Writing in TNR, Ed Kilgore describes the roadblocks in Mitt Romney’s path to the 2012 Republican presidential nomination. Romney will be going from being the full-spectrum conservative in the top tier to the most moderate top-tier candidate without changing any of his own positions. The ground has just shifted beneath his feet. But I think Kilgore makes too much of the differences between 2008 and now. I think Romney’s biggest problem, aside from Romneycare, is precisely this: “Back then, running against ‘maverick’ John McCain, social-issues heretic Rudy Giuliani, and economic-issues dissenter Mike Huckabee, Romney was essentially the movement conservative candidate in the race.”

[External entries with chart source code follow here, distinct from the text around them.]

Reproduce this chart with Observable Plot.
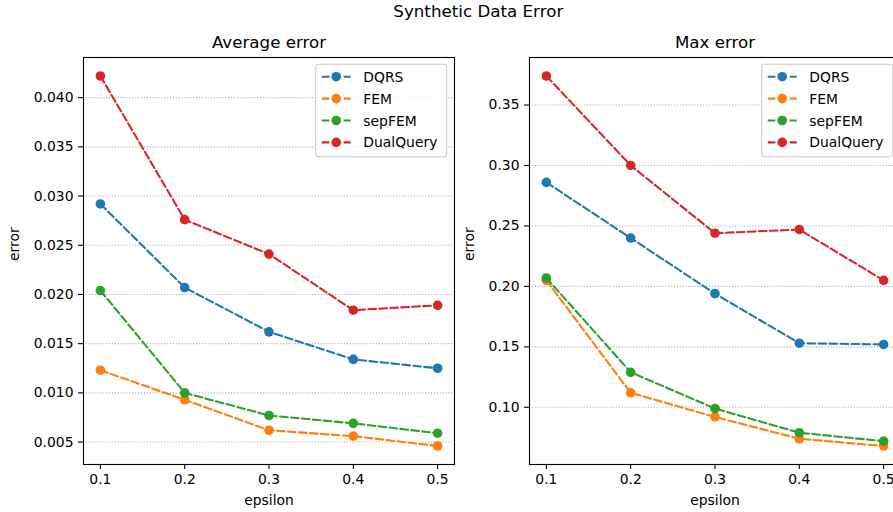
<!DOCTYPE html>
<html><head><meta charset="utf-8">
<script src="https://cdn.jsdelivr.net/npm/d3@7"></script>
<script src="https://cdn.jsdelivr.net/npm/@observablehq/plot@0.6"></script>
<style>
html,body{margin:0;padding:0;background:#fff;overflow:hidden}
#chart{position:relative;width:893px;height:512px;overflow:hidden;font-family:"DejaVu Sans",sans-serif;background:#fff}
#chart svg{position:absolute;top:0}
</style></head><body><div id="chart"></div>
<script>
const suptitle = "Synthetic Data Error";
const epsilon = [0.1, 0.2, 0.3, 0.4, 0.5];
const seriesNames = ["DQRS", "FEM", "sepFEM", "DualQuery"];
const seriesColors = ["#1f77b4", "#ff7f0e", "#2ca02c", "#d62728"];

// Average error
const avgDQRS      = [0.0292, 0.0207, 0.0162, 0.0134, 0.0125];
const avgFEM       = [0.0123, 0.0093, 0.0062, 0.0056, 0.0046];
const avgSepFEM    = [0.0204, 0.0100, 0.0077, 0.0069, 0.0059];
const avgDualQuery = [0.0422, 0.0276, 0.0241, 0.0184, 0.0189];
const avgTicks = [0.005, 0.010, 0.015, 0.020, 0.025, 0.030, 0.035, 0.040];

// Max error
const maxDQRS      = [0.286, 0.240, 0.194, 0.153, 0.152];
const maxFEM       = [0.205, 0.112, 0.092, 0.074, 0.068];
const maxSepFEM    = [0.207, 0.129, 0.099, 0.079, 0.072];
const maxDualQuery = [0.374, 0.300, 0.244, 0.247, 0.205];
const maxTicks = [0.10, 0.15, 0.20, 0.25, 0.30, 0.35];

const xTicks = [0.1, 0.2, 0.3, 0.4, 0.5];

const FS = 13.9;
const container = document.getElementById("chart");

function toRows(valueLists) {
  const rows = [];
  valueLists.forEach((vals, s) => {
    vals.forEach((v, i) => rows.push({series: seriesNames[s], epsilon: epsilon[i], error: v}));
  });
  return rows;
}

function padDomain(lo, hi) {
  const m = (hi - lo) * 0.05;
  return [lo - m, hi + m];
}

function makePanel({title, valueLists, ticks, tickFormat, left, ylabelDx}) {
  const rows = toRows(valueLists);
  const W = 460, H = 512;
  const mL = 83, mR = 6, mT = 57, mB = 48;
  const xd = padDomain(d3.min(epsilon), d3.max(epsilon));
  const yd = padDomain(d3.min(rows, d => d.error), d3.max(rows, d => d.error));
  const seriesMarks = seriesNames.flatMap((name, s) => {
    const data = rows.filter(r => r.series === name);
    return [
      Plot.line(data, {x: "epsilon", y: "error", stroke: seriesColors[s], strokeWidth: 2.08, strokeDasharray: "7.7,3.3"}),
      Plot.dot(data, {x: "epsilon", y: "error", fill: seriesColors[s], r: 4.8, stroke: null})
    ];
  });
  const svg = Plot.plot({
    width: W, height: H,
    marginLeft: mL, marginRight: mR, marginTop: mT, marginBottom: mB,
    style: {fontFamily: "DejaVu Sans", fontSize: FS + "px", color: "black", background: "transparent", overflow: "visible"},
    x: {domain: xd, label: null},
    y: {domain: yd, label: null},
    marks: [
      Plot.gridY(ticks, {stroke: "#b0b0b0", strokeOpacity: 1, strokeWidth: 1.1, strokeDasharray: "1.1,1.8"}),
      ...seriesMarks,
      Plot.frame({stroke: "black", strokeWidth: 1.1}),
      Plot.axisY(ticks, {tickSize: 5, tickPadding: 5, tickFormat, strokeWidth: 1.1, label: null, fontSize: FS}),
      Plot.axisX(xTicks, {tickSize: 5, tickPadding: 5, tickFormat: ".1f", strokeWidth: 1.1, label: null, fontSize: FS}),
      Plot.text([title], {frameAnchor: "top", text: d => d, dy: -10, lineAnchor: "bottom", fontSize: 16.7, fill: "black"}),
      Plot.text(["epsilon"], {frameAnchor: "bottom", text: d => d, dy: 40, lineAnchor: "bottom", fontSize: FS, fill: "black"}),
      Plot.text(["error"], {frameAnchor: "left", text: d => d, dx: ylabelDx, rotate: -90, lineAnchor: "bottom", fontSize: FS, fill: "black"})
    ]
  });
  svg.style.left = left + "px";
  // legend
  const frameRight = W - mR;
  const bw = 131, bh = 92.4;
  const bx = frameRight - 7.3 - bw, by = 64.3;
  const g = d3.select(svg).append("g")
    .attr("font-family", "DejaVu Sans").attr("font-size", FS).attr("text-anchor", "start");
  g.append("rect").attr("x", bx).attr("y", by).attr("width", bw).attr("height", bh)
    .attr("rx", 2.8).attr("fill", "white").attr("fill-opacity", 0.8).attr("stroke", "#cccccc").attr("stroke-width", 1.1);
  seriesNames.forEach((name, i) => {
    const cy = by + 12.4 + i * 21.9;
    const x0 = bx + 6, x1 = bx + 35;
    g.append("line").attr("x1", x0).attr("x2", x1).attr("y1", cy).attr("y2", cy)
      .attr("stroke", seriesColors[i]).attr("stroke-width", 2.08).attr("stroke-dasharray", "7.7,3.3");
    g.append("circle").attr("cx", (x0 + x1) / 2).attr("cy", cy).attr("r", 4.8).attr("fill", seriesColors[i]);
    g.append("text").attr("x", bx + 47.6).attr("y", cy).attr("dy", "0.36em")
      .attr("text-anchor", "start").attr("fill", "black").text(name);
  });
  container.appendChild(svg);
}

makePanel({title: "Average error", valueLists: [avgDQRS, avgFEM, avgSepFEM, avgDualQuery], ticks: avgTicks, tickFormat: ".3f", left: 0, ylabelDx: -64.7});
makePanel({title: "Max error", valueLists: [maxDQRS, maxFEM, maxSepFEM, maxDualQuery], ticks: maxTicks, tickFormat: ".2f", left: 446, ylabelDx: -56});

const headerSvg = d3.select(container).append("svg").attr("width", 893).attr("height", 30).style("left", "0px");
headerSvg.append("text").attr("x", 478.3).attr("y", 17).attr("text-anchor", "middle")
  .attr("font-family", "DejaVu Sans").attr("font-size", 16.7).attr("fill", "black").text(suptitle);
</script></body></html>
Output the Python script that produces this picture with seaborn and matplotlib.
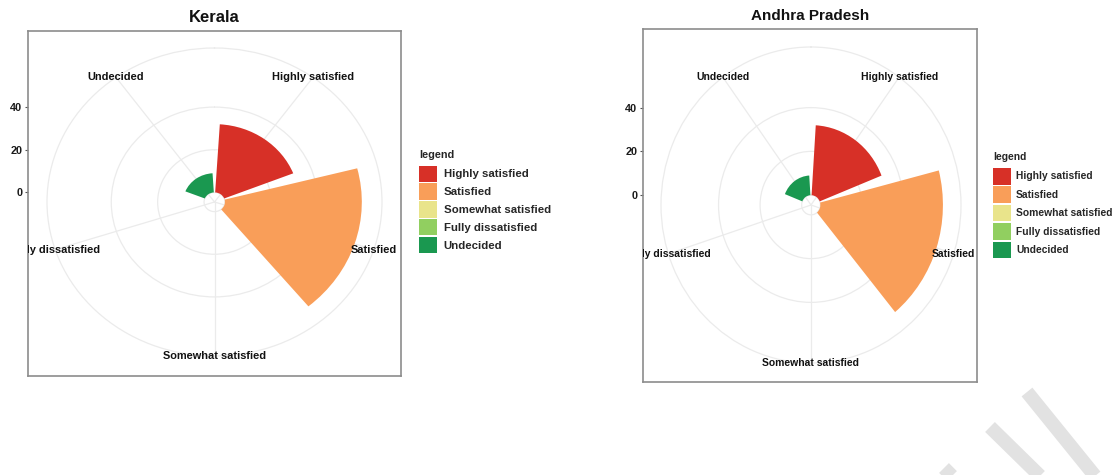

And yet Romney wasn’t able to consolidate conservative support even back then. He wasn’t putting up the kind of numbers in the South he would have needed to beat McCain from the right. His support in Iowa proved shallow. Whether it was his pro-choice past or his Mormonism, evangelicals weren’t uniting behind him. Granted, the conservative vote was split and he didn’t emerge as the “anybody but McCain” candidate until very late in the game (almost certainly too late). But it was these underlying problems that created openings for Huckabee and Fred Thompson in the first place.
Certainly, Romney can win. But he has some problems. Meanwhile, Michele Bachmann outraised Romney in the first quarter.